Bekasi, KabarKibar.id – Penyekapan sebanyak 20 Warga Negara Indonesia (WNI) di Myanmar dan menjadi korban Tindak Pidana Perdagangan Orang (TPPO).

Mereka tidak terdaftar secara resmi atau ilegal dan merupakan korban sindikat penipu online.

Para korban dilaporkan mengalami kekerasan fisik hingga psikis.

Awal mula terungkapnya kejadian ini bermula dari adanya video viral di media sosial yang menunjukkan penyekapan terhadap 20 WNI tersebut.

Kepala Badan Pelindungan Pekerja Migran Indonesia (BP2MI), Benny Rhamdani, membenarkan bahwa 20 WNI itu adalah korban scamming online yang menjanjikan peluang kerja.

Modus penipuan ini menyasar para korban dengan menyediakan informasi tentang pekerjaan yang menjanjikan dengan gaji tinggi.

Namun, setelah sampai di Myanmar, para korban mengetahui bahwa pekerjaannya tidak sesuai dengan yang dijanjikan dan diharuskan bekerja selama 18 jam dengan gaji yang tidak sesuai.

Benny Rhamdani mengatakan bahwa para korban tersebut merupakan korban penempatan ilegal dan terkategori PMI terkendala karena tidak berproses secara resmi dan tidak terdata di SISKOP2MI.

Dia juga mengatakan bahwa Myanmar bukanlah negara tujuan penempatan.

BP2MI masih mengupayakan kepulangan 20 WNI tersebut ke Tanah Air.

Korban TPPO seringkali menjadi sasaran sindikat kejahatan internasional yang tidak hanya menjanjikan pekerjaan dengan gaji tinggi, tetapi juga menawarkan kemudahan proses keimigrasian.

Mereka juga seringkali tidak menyadari risiko yang akan dihadapi di negara tujuan, seperti kekerasan fisik dan psikis, kerja paksa, dan eksploitasi seksual.

Oleh karena itu, penting bagi pemerintah dan masyarakat untuk terus meningkatkan kesadaran tentang bahaya TPPO dan mengambil langkah-langkah preventif yang tepat untuk mencegahnya.

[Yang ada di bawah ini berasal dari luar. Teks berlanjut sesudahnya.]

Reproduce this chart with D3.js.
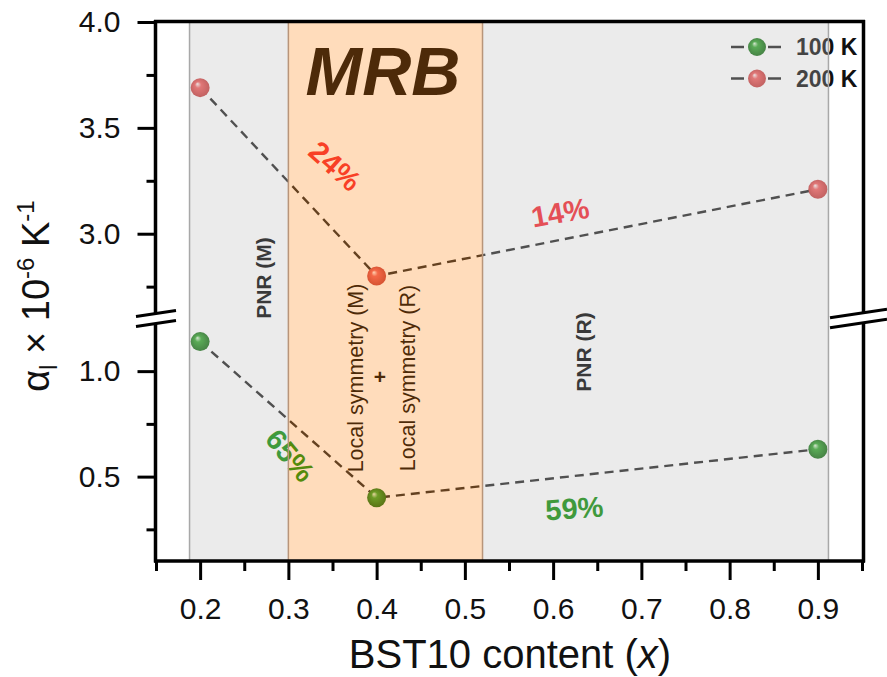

Pemerintah Indonesia juga perlu meningkatkan pengawasan dan pengendalian terhadap agen penyalur tenaga kerja ke luar negeri agar terhindar dari penipuan dan kekerasan yang mungkin dialami oleh para PMI.

Selain itu, pemerintah juga perlu memberikan perlindungan dan dukungan kepada para korban TPPO, termasuk dalam hal penyediaan bantuan hukum dan rehabilitasi psikologis.